L'Addiction comme Manifestation de l'Absurde

L’addiction est un exemple flagrant de la manière dont l'humain peut se plonger dans l'absurdité, en maintenant des comportements qui nuisent à son bien-être tout en justifiant ces mêmes comportements pour survivre à l'angoisse existentielle. L’addiction est à la fois une fuite et un enfermement dans des actes répétitifs, qui peuvent sembler irrationnels et autodestructeurs, mais auxquels l’individu accorde un sens temporaire pour supporter la vacuité de l’existence.

  1. Le jeu : Prenons l'exemple du joueur compulsif. Il est conscient des pertes financières, des conséquences sociales et émotionnelles, mais l'adrénaline du pari, l'illusion de contrôle et la promesse fugace d'une victoire future le maintiennent dans un cycle absurde. Il sait, au fond de lui, que l'issue sera presque toujours négative, mais la rationalité cède le pas à une recherche insensée de sens dans le hasard.

  2. L'alcool : L'alcoolique est également une figure de l'absurde. L'alcool promet une évasion momentanée de la réalité, un apaisement des souffrances, mais finit par exacerber ces mêmes souffrances. L'individu est piégé dans un cycle où il fuit une angoisse existentielle par un comportement qui, inévitablement, amplifie cette même angoisse. L'absurde est que, malgré cette conscience de l'autodestruction, la quête d'une évasion immédiate prend le dessus.

  3. Le sexe : L'addiction au sexe peut être une autre manifestation de l'absurde. La quête incessante du plaisir devient un besoin compulsif de validation ou de fuite face à un vide intérieur. Chaque rencontre, chaque moment de gratification est suivi d'une insatisfaction, d'une désillusion. L'absurde réside ici dans la répétition des mêmes actes tout en sachant qu'ils ne combleront jamais le manque existentiel sous-jacent.

  4. La nourriture : Les troubles alimentaires, qu'il s'agisse de la boulimie ou de l'hyperphagie, sont également des exemples de la manière dont l’humain peut se perdre dans un comportement absurde. L'individu est pris dans une boucle où la nourriture est à la fois une source de réconfort et de honte. Le paradoxe est que, malgré la prise de conscience des effets néfastes sur la santé physique et mentale, la personne continue de consommer de manière compulsive.

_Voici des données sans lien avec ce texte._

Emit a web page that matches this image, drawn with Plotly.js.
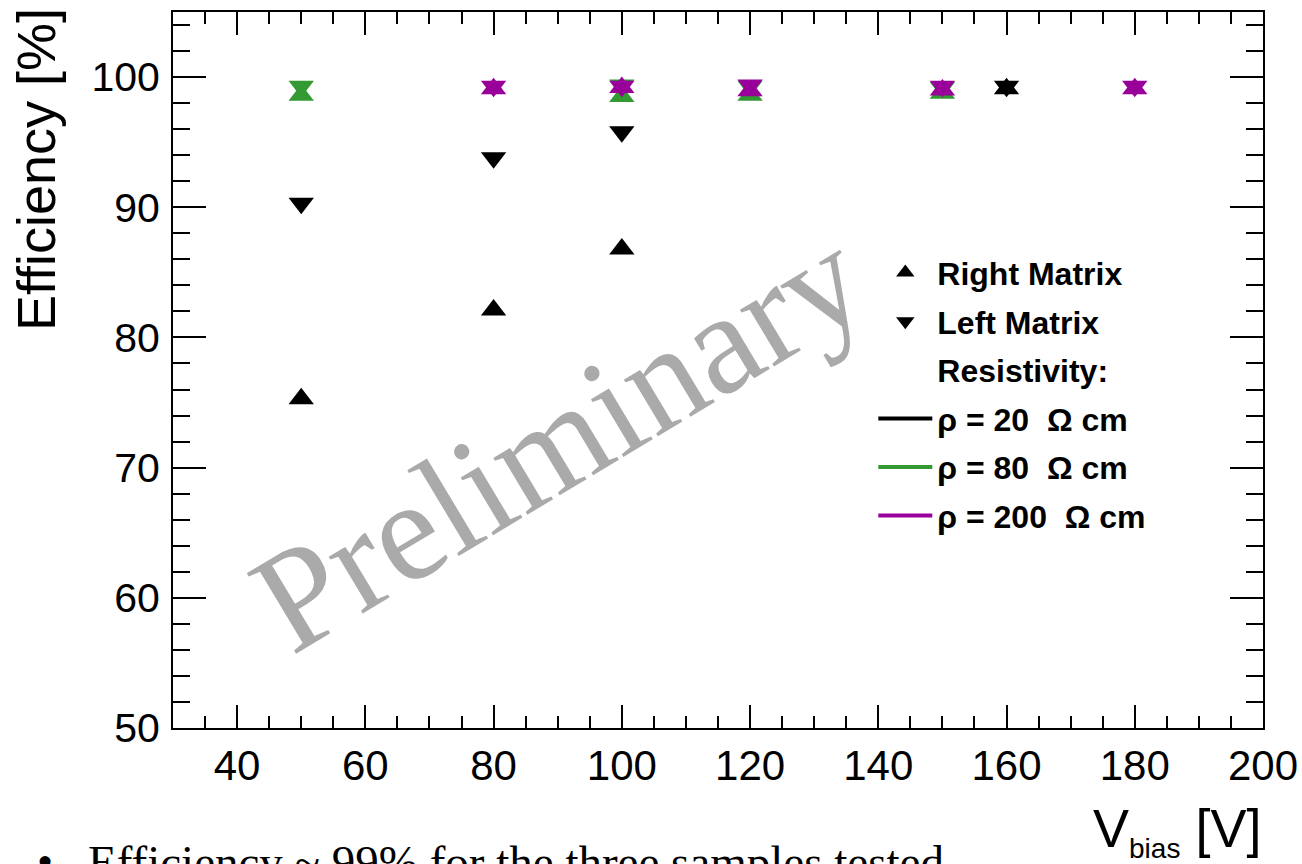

  5. L'argent : L'obsession pour l'accumulation de richesse ou la quête incessante du gain illustre un autre type d'absurdité. Celui qui sacrifie sa vie personnelle, ses relations et parfois sa santé mentale dans la poursuite de l'argent s'engage dans une quête sans fin. L'absurde est ici l'illusion que l'argent apportera un sens à l'existence, alors que la satisfaction qu'il procure est éphémère et souvent décevante.


L'Existentialisme et la Tolérance de l'Absurde dans les Addictions

Ce qui est frappant dans ces exemples, c'est la capacité de l'humain à rationaliser des comportements manifestement absurdes lorsqu'il s'agit de sa propre personne. Sartre, dans "L'Être et le Néant", explique que l'individu est fondamentalement libre, mais cette liberté est également une source de malaise. En l'absence d'un sens imposé par une force supérieure ou l'univers, l'homme est contraint de créer son propre sens, même au prix de comportements absurdes.

Dans cette optique, les addictions deviennent des tentatives désespérées de créer un sens immédiat, de combler le vide de l’existence. Ces comportements offrent une illusion de contrôle, un répit temporaire, même si l'individu sait, rationnellement, qu'ils sont destructeurs. Camus dirait que l'absurde est ici pleinement assumé, et que, paradoxalement, l'humain persiste dans ces comportements parce qu'ils sont une manière de se révolter contre le vide, de trouver un substitut, aussi imparfait soit-il, à l'angoisse existentielle.


Conclusion : Vivre avec l'Absurde

L’absurde et l’existentialisme révèlent cette contradiction fondamentale dans la condition humaine : notre capacité à tolérer, voire à embrasser des situations absurdes lorsqu’il s’agit de notre propre vie. Les addictions, bien qu’autodestructrices, sont une manifestation directe de cette lutte pour trouver du sens dans un monde qui n’en a peut-être aucun. L'existentialisme nous pousse à reconnaître cette absurdité et à choisir de vivre malgré tout, en pleine conscience de nos contradictions et de nos limites. C’est là que réside la véritable liberté : dans l’acceptation de l’absurde, et dans la révolte contre lui.